Çünkü dünyanın neredeyse onda ikisini oluşturuyor olmalarına rağmen, ezici çoğunluğu oluşturdukları devletlerin bile hiçbirinde inandıkları şeriatı hakkıyla ve layıkıyla yaşamıyorlar.
Diyelim ki, yöneticileri tağut ve zalim olduklarından, güç yetiremiyorlar. Kendi aralarındaki cari şeriat da genelde kısmen İslam ve kısmen laiktir.
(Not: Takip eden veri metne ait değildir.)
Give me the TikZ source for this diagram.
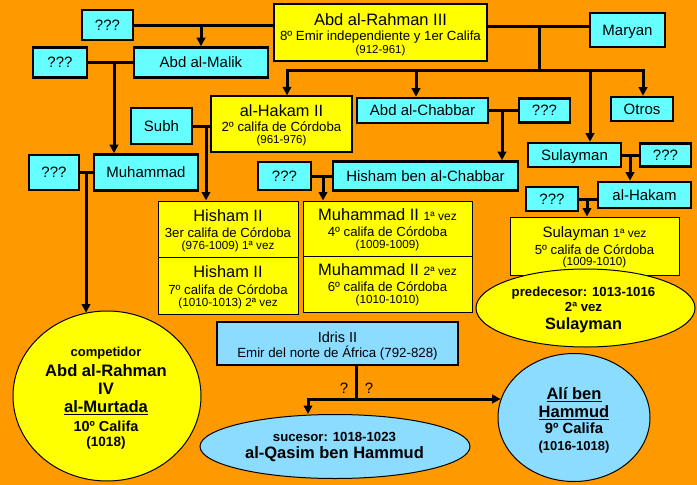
\documentclass[tikz,border=0pt]{standalone}
\usepackage{fontspec}
\setmainfont{Liberation Sans}
\usetikzlibrary{arrows.meta,shapes.geometric}
\definecolor{bgor}{RGB}{255,153,0}
\definecolor{cyanb}{RGB}{102,255,255}
\definecolor{yel}{RGB}{255,255,0}
\definecolor{lblue}{RGB}{140,220,255}
\newcommand\fsz[1]{\fontsize{#1}{#1}\selectfont}
\newcommand\ulx[1]{\setbox0\hbox{#1}\rlap{\rule[-2.6pt]{\wd0}{1.3pt}}\box0}
\begin{document}
\begin{tikzpicture}[x=1pt,y=-1pt,
  sz/.style 2 args={minimum width=#1pt, minimum height=#2pt},
  cbox/.style={draw, line width=2.6pt, fill=cyanb, inner sep=0pt, font=\fsz{15}, text height=10.8pt, text depth=0pt},
  ybox/.style={draw, line width=1.3pt, fill=yel, inner sep=0pt},
  tbox/.style={draw, line width=1pt, fill=yel, inner sep=0pt},
  bbox/.style={draw, line width=2.6pt, fill=lblue, inner sep=0pt},
  ell/.style={ellipse, draw, line width=1pt, inner sep=0pt},
  tx/.style={inner sep=0pt, anchor=base},
  conn/.style={line width=3pt, draw=black},
  tipA/.tip={Triangle[width=8.5pt,length=8.5pt]},
  arr/.style={conn, -tipA},
  arr2/.style={conn, tipA-tipA}]
\useasboundingbox (0,0) rectangle (697,485);
\fill[bgor] (0,0) rectangle (697,485);

% ---- boxes ----
\node[cbox, sz={51}{30}] (q1) at (107.5,25) {???};
\node[ybox, sz={213}{57}] (rahman) at (380.5,32.5) {};
\node[cbox, sz={75}{34}] (maryan) at (627.5,30) {Maryan};
\node[cbox, sz={134}{30}] (abdmalik) at (201,62.5) {Abd al-Malik};
\node[cbox, sz={54}{30}] (q2) at (60,62.5) {???};
\node[cbox, sz={61}{36}] (subh) at (161.5,126) {Subh};
\node[ybox, sz={141}{56}] (hakam2) at (281.5,124) {};
\node[cbox, sz={50}{35}] (q3) at (54,172.5) {???};
\node[cbox, sz={104}{36}] (muhammad) at (146,172.5) {Muhammad};
\node[cbox, sz={53}{28}] (q4) at (284.5,176) {???};
\node[cbox, sz={131}{25}] (chabbar) at (422.5,110.5) {Abd al-Chabbar};
\node[cbox, sz={51}{24}] (q5) at (544.5,110.5) {???};
\node[cbox, sz={62}{24}] (otros) at (642,109) {Otros};
\node[cbox, sz={93}{24}] (sulayman) at (574.5,155) {Sulayman};
\node[cbox, sz={51}{23}] (q6) at (665.5,155) {???};
\node[cbox, sz={185}{29}] (hbchabbar) at (425.5,176) {Hisham ben al-Chabbar};
\node[cbox, sz={93}{26}] (alhakam) at (644.5,195) {al-Hakam};
\node[cbox, sz={52}{24}] (q7) at (552,199) {???};
\node[tbox, sz={140}{56}] (hisham1) at (228,229) {};
\node[tbox, sz={140}{57}] (hisham2) at (228,285.5) {};
\node[tbox, sz={169}{55}] (muh1) at (387.5,228.5) {};
\node[tbox, sz={169}{56}] (muh2) at (387.5,284) {};
\node[tbox, sz={169}{58}] (sul1) at (594.5,246) {};
\node[ell, fill=yel, sz={219}{78}] (pred) at (585.5,308) {};
\node[bbox, sz={241}{43}] (idris) at (337.5,343.5) {};
\node[ell, fill=yel, sz={188}{170}] (comp) at (107,396) {};
\node[ell, fill=lblue, sz={270}{64}] (suc) at (335,446.5) {};
\node[ell, fill=lblue, sz={152}{128}] (ali) at (574,417.5) {};

% ---- texts ----
\node[tx, font=\fsz{16.5}] (rt1) at (380.5,25.5) {Abd al-Rahman III};
\node[tx, font=\fsz{13.25}] (rt2) at (380.5,40.5) {8º Emir independiente y 1er Califa};
\node[tx, font=\fsz{11.5}] (rt3) at (380.5,53) {(912-961)};

\node[tx, font=\fsz{16.3}] (ht1) at (281.5,116.7) {al-Hakam II};
\node[tx, font=\fsz{13.25}] (ht2) at (281.5,131.7) {2º califa de Córdoba};
\node[tx, font=\fsz{11.5}] (ht3) at (281.5,143) {(961-976)};

\node[tx, font=\fsz{16.4}] (h1a) at (228,221) {Hisham II};
\node[tx, font=\fsz{13.2}] (h1b) at (228,237.3) {3er califa de Córdoba};
\node[tx, font=\fsz{11.7}] (h1c) at (228,249.3) {(976-1009) 1ª vez};
\node[tx, font=\fsz{16.4}] (h2a) at (228,277.7) {Hisham II};
\node[tx, font=\fsz{13.2}] (h2b) at (228,294) {7º califa de Córdoba};
\node[tx, font=\fsz{11.7}] (h2c) at (228,306.7) {(1010-1013) 2ª vez};

\node[tx, font=\fsz{16.5}] (m1a) at (387.5,220.7) {Muhammad II {\fsz{12}1ª vez}};
\node[tx, font=\fsz{13.2}] (m1b) at (387.5,236.7) {4º califa de Córdoba};
\node[tx, font=\fsz{11.7}] (m1c) at (387.5,248) {(1009-1009)};
\node[tx, font=\fsz{16.5}] (m2a) at (387.5,275.7) {Muhammad II {\fsz{12}2ª vez}};
\node[tx, font=\fsz{13.2}] (m2b) at (387.5,291.7) {6º califa de Córdoba};
\node[tx, font=\fsz{11.7}] (m2c) at (387.5,303) {(1010-1010)};

\node[tx, font=\fsz{15}] (s1a) at (594.5,237.3) {Sulayman {\fsz{12}1ª vez}};
\node[tx, font=\fsz{13.2}] (s1b) at (594.5,254) {5º califa de Córdoba};
\node[tx, font=\fsz{11.7}] (s1c) at (594.5,265.7) {(1009-1010)};

\node[tx, font=\bfseries\fsz{13.2}] (p1) at (583.5,296.7) {predecesor: 1013-1016};
\node[tx, font=\bfseries\fsz{13.2}] (p2) at (583.5,311) {2ª vez};
\node[tx, font=\bfseries\fsz{16.3}] (p3) at (583.5,329) {Sulayman};

\node[tx, font=\fsz{14.5}] (i1) at (337.5,342.3) {Idris II};
\node[tx, font=\fsz{13.3}] (i2) at (337.5,357.7) {Emir del norte de África (792-828)};

\node[tx, font=\bfseries\fsz{13}] (c1) at (106,356) {competidor};
\node[tx, font=\bfseries\fsz{16.6}] (c2) at (106,376) {Abd al-Rahman};
\node[tx, font=\bfseries\fsz{16.6}] (c3) at (106,394) {IV};
\node[tx, font=\bfseries\fsz{16.6}] (c4) at (106,412.7) {\ulx{al-Murtada}};
\node[tx, font=\bfseries\fsz{14.5}] (c5) at (106,431) {10º Califa};
\node[tx, font=\bfseries\fsz{13.5}] (c6) at (106,446.7) {(1018)};

\node[tx, font=\bfseries\fsz{16.5}] (a1) at (574,399.3) {\ulx{Alí ben}};
\node[tx, font=\bfseries\fsz{16.5}] (a2) at (574,417.3) {\ulx{Hammud}};
\node[tx, font=\bfseries\fsz{14.8}] (a3) at (574,433.3) {9º Califa};
\node[tx, font=\bfseries\fsz{13}] (a4) at (574,450) {(1016-1018)};

\node[tx, font=\bfseries\fsz{13.2}] (u1) at (334.5,441.7) {sucesor: 1018-1023};
\node[tx, font=\bfseries\fsz{16.5}] (u2) at (334.5,458.7) {al-Qasim ben Hammud};

\node[tx, font=\fsz{15}] (qm1) at (344,393.3) {?};
\node[tx, font=\fsz{15}] (qm2) at (369,393.3) {?};

% ---- connectors ----
\draw[conn] (q1.east) -- (q1.east -| rahman.west);
\draw[arr] (abdmalik.north |- q1.east) -- (abdmalik.north);

\draw[conn] (q2.east) -- (abdmalik.west);
\coordinate (j2) at (114,62.5);
\draw[arr] (j2) -- (j2 |- muhammad.north);

\coordinate (jR) at (539,26);
\coordinate (jB) at (539,70);
\coordinate (busL) at (287,70);
\coordinate (busR) at (643,70);
\coordinate (bC) at (416,70);
\coordinate (bS) at (590,70);
\draw[conn] (jR -| rahman.east) -- (jR -| maryan.west);
\draw[conn] (jR) -- (jB);
\draw[arr2] (busL |- hakam2.north) -- (busL) -- (busR) -- (busR |- otros.north);
\draw[arr] (bC) -- (bC |- chabbar.north);
\draw[arr] (bS) -- (bS |- sulayman.north);

\draw[conn] (subh.east) -- (subh.east -| hakam2.west);
\coordinate (j4) at (206,126);
\draw[arr] (j4) -- (j4 |- hisham1.north);

\draw[conn] (q3.east) -- (muhammad.west);
\coordinate (j5) at (86,172.5);
\draw[arr] (j5) -- (j5 |- comp.104);

\draw[conn] (chabbar.east) -- (q5.west);
\coordinate (j6) at (502,110.5);
\draw[arr] (j6) -- (j6 |- hbchabbar.north);

\draw[conn] (q4.east) -- (hbchabbar.west);
\coordinate (j7) at (323,176);
\draw[arr] (j7) -- (j7 |- muh1.north);

\draw[conn] (sulayman.east) -- (q6.west);
\coordinate (j8) at (630,155);
\draw[arr] (j8) -- (j8 |- alhakam.north);

\draw[conn] (q7.east) -- (q7.east -| alhakam.west);
\coordinate (j9) at (587,199);
\draw[arr] (j9) -- (j9 |- sul1.north);

\coordinate (jI) at (356,399);
\coordinate (jL) at (308,399);
\draw[conn] (jI |- idris.south) -- (jI);
\draw[arr2] (jL |- suc.north) -- (jL) -- (jL -| ali.166);
\end{tikzpicture}
\end{document}
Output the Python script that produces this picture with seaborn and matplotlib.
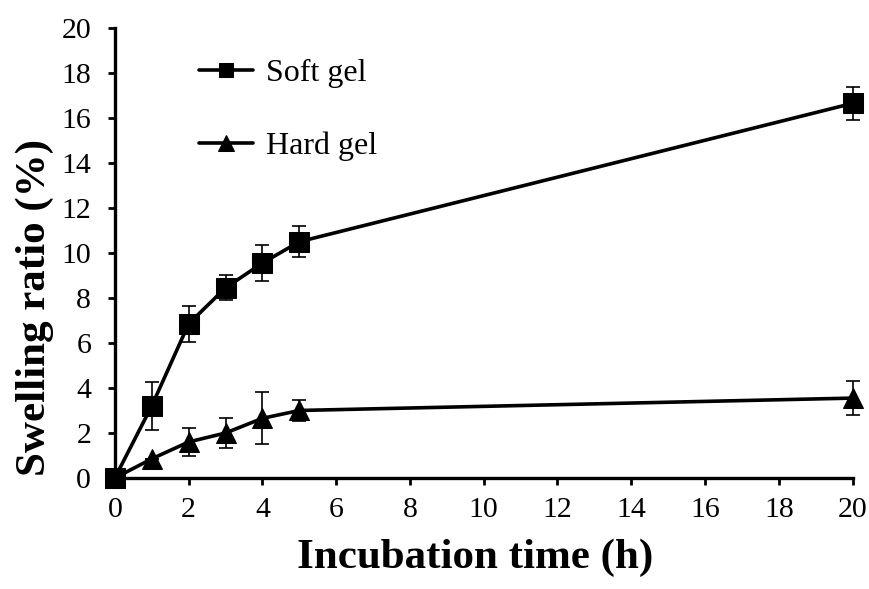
import numpy as np
import pandas as pd
import matplotlib
matplotlib.use("Agg")
import matplotlib.pyplot as plt
import seaborn as sns

# --- Data ---
hours = [0, 1, 2, 3, 4, 5, 20]
soft_gel = [0, 3.2, 6.85, 8.45, 9.55, 10.5, 16.65]
soft_err = [0, 1.05, 0.8, 0.55, 0.8, 0.7, 0.72]
hard_gel = [0, 0.85, 1.6, 2.0, 2.65, 3.0, 3.55]
hard_err = [0, 0.0, 0.63, 0.68, 1.15, 0.45, 0.75]
x_ticks = list(range(0, 21, 2))
y_ticks = list(range(0, 21, 2))

df = pd.DataFrame({
    "hours": hours * 2,
    "ratio": soft_gel + hard_gel,
    "err": soft_err + hard_err,
    "gel": ["Soft gel"] * len(hours) + ["Hard gel"] * len(hours),
})

sns.set_theme(style="ticks", rc={"text.color": "black", "axes.labelcolor": "black",
                                 "xtick.color": "black", "ytick.color": "black"})
plt.rcParams["font.family"] = ["Liberation Serif", "DejaVu Serif"]

fig = plt.figure(figsize=(8.7, 5.89), dpi=100)
ax = fig.add_axes([0.132, 0.1885, 0.848, 0.764])

markers = {"Soft gel": "s", "Hard gel": "^"}
msizes = {"Soft gel": 14, "Hard gel": 15}

for name in ["Soft gel", "Hard gel"]:
    sub = df[df["gel"] == name]
    ax.errorbar(sub["hours"], sub["ratio"], yerr=sub["err"], fmt="none",
                ecolor="black", elinewidth=1.2, capsize=5, capthick=1.2,
                clip_on=False, zorder=2)
    sns.lineplot(data=sub, x="hours", y="ratio", ax=ax, color="black",
                 linewidth=2.6, marker=markers[name], markersize=msizes[name],
                 markeredgecolor="black", markerfacecolor="black",
                 label=name, clip_on=False, zorder=3)

ax.set_xlim(0, 20)
ax.set_ylim(0, 20)
ax.set_xticks(x_ticks)
ax.set_yticks(y_ticks)
ax.tick_params(axis="both", labelsize=21.5, width=2, length=5, direction="out",
               color="black", labelcolor="black")
ax.tick_params(axis="x", pad=9)
ax.tick_params(axis="y", pad=12)
for side in ["top", "right"]:
    ax.spines[side].set_visible(False)
for side in ["left", "bottom"]:
    ax.spines[side].set_linewidth(2.4)
    ax.spines[side].set_color("black")

ax.set_xlabel("Incubation time (h)", fontsize=31, fontweight="bold")
ax.set_ylabel("Swelling ratio (%)", fontsize=31, fontweight="bold")
ax.xaxis.set_label_coords(0.488, -0.135)
ax.yaxis.set_label_coords(-0.082, 0.378)

leg = ax.legend(loc="upper left", bbox_to_anchor=(0.075, 0.995), frameon=False,
                fontsize=23, handlelength=1.7, handletextpad=0.4,
                labelspacing=1.35, markerscale=0.75)

fig.savefig("out.png", dpi=100)
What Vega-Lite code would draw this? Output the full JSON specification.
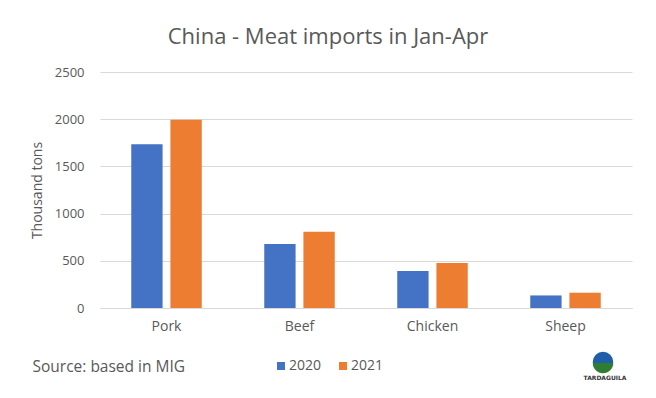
{
  "$schema": "https://vega.github.io/schema/vega-lite/v6.json",
  "autosize": {"type": "none"},
  "width": 532,
  "height": 236,
  "padding": {"left": 100, "top": 72, "right": 24, "bottom": 90},
  "background": "white",
  "title": {
    "text": "China - Meat imports in Jan-Apr",
    "anchor": "middle",
    "frame": "group",
    "dx": -38,
    "offset": 17,
    "fontSize": 22,
    "font": "Open Sans",
    "fontWeight": "normal",
    "color": "#595959"
  },
  "data": {
    "values": [
      {"meat": "Pork", "year": "2020", "value": 1735},
      {"meat": "Pork", "year": "2021", "value": 1995},
      {"meat": "Beef", "year": "2020", "value": 677},
      {"meat": "Beef", "year": "2021", "value": 807},
      {"meat": "Chicken", "year": "2020", "value": 391},
      {"meat": "Chicken", "year": "2021", "value": 476},
      {"meat": "Sheep", "year": "2020", "value": 133},
      {"meat": "Sheep", "year": "2021", "value": 162}
    ]
  },
  "layer": [
    {
      "mark": {"type": "bar"},
      "encoding": {
        "x": {
          "field": "meat",
          "type": "nominal",
          "sort": ["Pork", "Beef", "Chicken", "Sheep"],
          "scale": {"paddingInner": 0.47, "paddingOuter": 0.235},
          "axis": {
            "labelAngle": 0,
            "ticks": false,
            "labelPadding": 11,
            "labelFontSize": 14,
            "labelColor": "#595959",
            "labelFont": "Open Sans",
            "domainColor": "#d9d9d9",
            "title": "Source: based in MIG",
            "titleAnchor": "start",
            "titleX": -68,
            "titleY": 51,
            "titleFontSize": 15.5,
            "titleFontWeight": "normal",
            "titleColor": "#595959",
            "titleFont": "Open Sans"
          }
        },
        "xOffset": {
          "field": "year",
          "type": "nominal",
          "scale": {"paddingInner": 0.2, "paddingOuter": 0}
        },
        "y": {
          "field": "value",
          "type": "quantitative",
          "scale": {"domain": [0, 2500]},
          "axis": {
            "values": [0, 500, 1000, 1500, 2000, 2500],
            "format": "d",
            "ticks": false,
            "domain": false,
            "labelPadding": 16,
            "labelFontSize": 13,
            "labelColor": "#595959",
            "labelFont": "Open Sans",
            "gridColor": "#d9d9d9",
            "title": "Thousand tons",
            "titleFontSize": 14,
            "titleFontWeight": "normal",
            "titleColor": "#595959",
            "titleFont": "Open Sans",
            "titlePadding": 10
          }
        },
        "color": {
          "field": "year",
          "type": "nominal",
          "scale": {"domain": ["2020", "2021"], "range": ["#4472C4", "#ED7D31"]},
          "legend": {
            "title": null,
            "orient": "none",
            "direction": "horizontal",
            "legendX": 174,
            "legendY": 287,
            "symbolType": "square",
            "symbolSize": 64,
            "symbolStrokeWidth": 0,
            "labelFontSize": 14,
            "labelColor": "#595959",
            "labelFont": "Open Sans",
            "columnPadding": 14,
            "labelOffset": 1
          }
        }
      }
    },
    {
      "data": {"values": [{"logo": "TARDAGUILA"}]},
      "mark": {"type": "text", "fontSize": 6, "fontWeight": "bold", "font": "DejaVu Sans", "color": "#333333", "dx": -27, "dy": 70},
      "encoding": {
        "x": {"value": "width"},
        "y": {"value": "height"},
        "text": {"field": "logo"}
      }
    },
    {
      "data": {"values": [{"logo": "globe"}]},
      "mark": {"type": "point", "filled": true, "size": 420, "color": "#1f5fa8", "opacity": 1, "xOffset": -29, "yOffset": 54},
      "encoding": {
        "x": {"value": "width"},
        "y": {"value": "height"}
      }
    },
    {
      "data": {"values": [{"logo": "hill"}]},
      "mark": {"type": "point", "filled": true, "size": 420, "shape": "M-1,0.1 A1,1 0 0,0 1,0.1 Z", "color": "#2e7d32", "opacity": 1, "xOffset": -29, "yOffset": 54},
      "encoding": {
        "x": {"value": "width"},
        "y": {"value": "height"}
      }
    }
  ],
  "config": {"view": {"stroke": null}}
}
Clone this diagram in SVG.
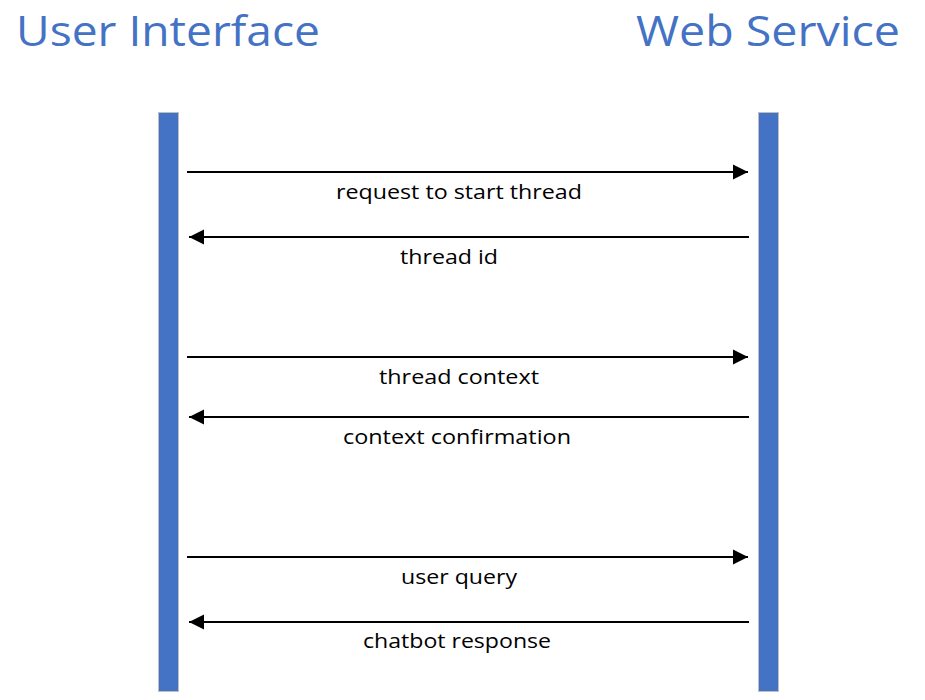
<svg xmlns="http://www.w3.org/2000/svg" width="925" height="700" viewBox="0 0 925 700">
<style>
.title{font-family:"Open Sans","Liberation Sans",sans-serif;font-size:42px;fill:#4472C4}
.lbl{font-family:"Open Sans","Liberation Sans",sans-serif;font-size:20px;fill:#000;text-anchor:middle}
.bar{fill:#4472C4;stroke:#BFBFBF;stroke-width:1}
.msg{stroke:#000;stroke-width:2;fill:none}
</style>
<defs>
<marker id="ah" markerWidth="16" markerHeight="16" refX="15" refY="8" orient="auto" markerUnits="userSpaceOnUse">
<path d="M0,0.5 L15,8 L0,15.5 Z" fill="#000"/>
</marker>
</defs>
<rect width="925" height="700" fill="#fff"/>
<g id="ui">
<text class="title" x="16" y="45.5" textLength="304" lengthAdjust="spacingAndGlyphs">User Interface</text>
<rect class="bar" x="158.5" y="112.5" width="20" height="579"/>
</g>
<g id="ws">
<text class="title" x="636" y="45.5" textLength="264" lengthAdjust="spacingAndGlyphs">Web Service</text>
<rect class="bar" x="758.5" y="112.5" width="20" height="579"/>
</g>
<g id="connectors">
<line class="msg" x1="187" y1="172" x2="748" y2="172" marker-end="url(#ah)"/>
<line class="msg" x1="749" y1="237" x2="189" y2="237" marker-end="url(#ah)"/>
<line class="msg" x1="187" y1="357" x2="748" y2="357" marker-end="url(#ah)"/>
<line class="msg" x1="749" y1="417" x2="189" y2="417" marker-end="url(#ah)"/>
<line class="msg" x1="187" y1="557" x2="748" y2="557" marker-end="url(#ah)"/>
<line class="msg" x1="749" y1="622" x2="189" y2="622" marker-end="url(#ah)"/>
<text class="lbl" x="459" y="199" textLength="246" lengthAdjust="spacingAndGlyphs">request to start thread</text>
<text class="lbl" x="449" y="264" textLength="98" lengthAdjust="spacingAndGlyphs">thread id</text>
<text class="lbl" x="459" y="384" textLength="160" lengthAdjust="spacingAndGlyphs">thread context</text>
<text class="lbl" x="457" y="444" textLength="228" lengthAdjust="spacingAndGlyphs">context confirmation</text>
<text class="lbl" x="459" y="584" textLength="116" lengthAdjust="spacingAndGlyphs">user query</text>
<text class="lbl" x="457" y="648" textLength="188" lengthAdjust="spacingAndGlyphs">chatbot response</text>
</g>
</svg>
Baskın tarafı Allah’ın şeriatı olanlar Gazze’de ve Gazzelilerde şahit olduğumuz gibi izzetin zirvesinde iken, şirkin, beşeri kanunların, tuğyanın ve dünyeviliğin ağır geldiği Müslümanlar da zilletin dibindedirler.
Öyleyse biz de Kur’an’daki, “Ey iman edenler! İman ediniz!” ayeti ışığında kalbimizi ve şeriatımızı gözden geçirelim.
Sonuç olarak sormam o ki, kalbinde sadece Allah olanın hayatında başkasının şeriatı olur mu?
Öyleyse şimdiki aynamız Gazze'den kendimize bakıp soralım:
Hayatımızdaki şeriat, kalbimizdeki ilahın mı şeriatıdır, yoksa başka bir ilahın mı? Hayatımıza hükmeden şeriat, kalbimizdeki ilahın şeriatı olmadığına göre, şirk mi koşuyoruz, yoksa şeriatıyla bize hükmeden ilaha ve kullarına güç mü yetiremiyoruz?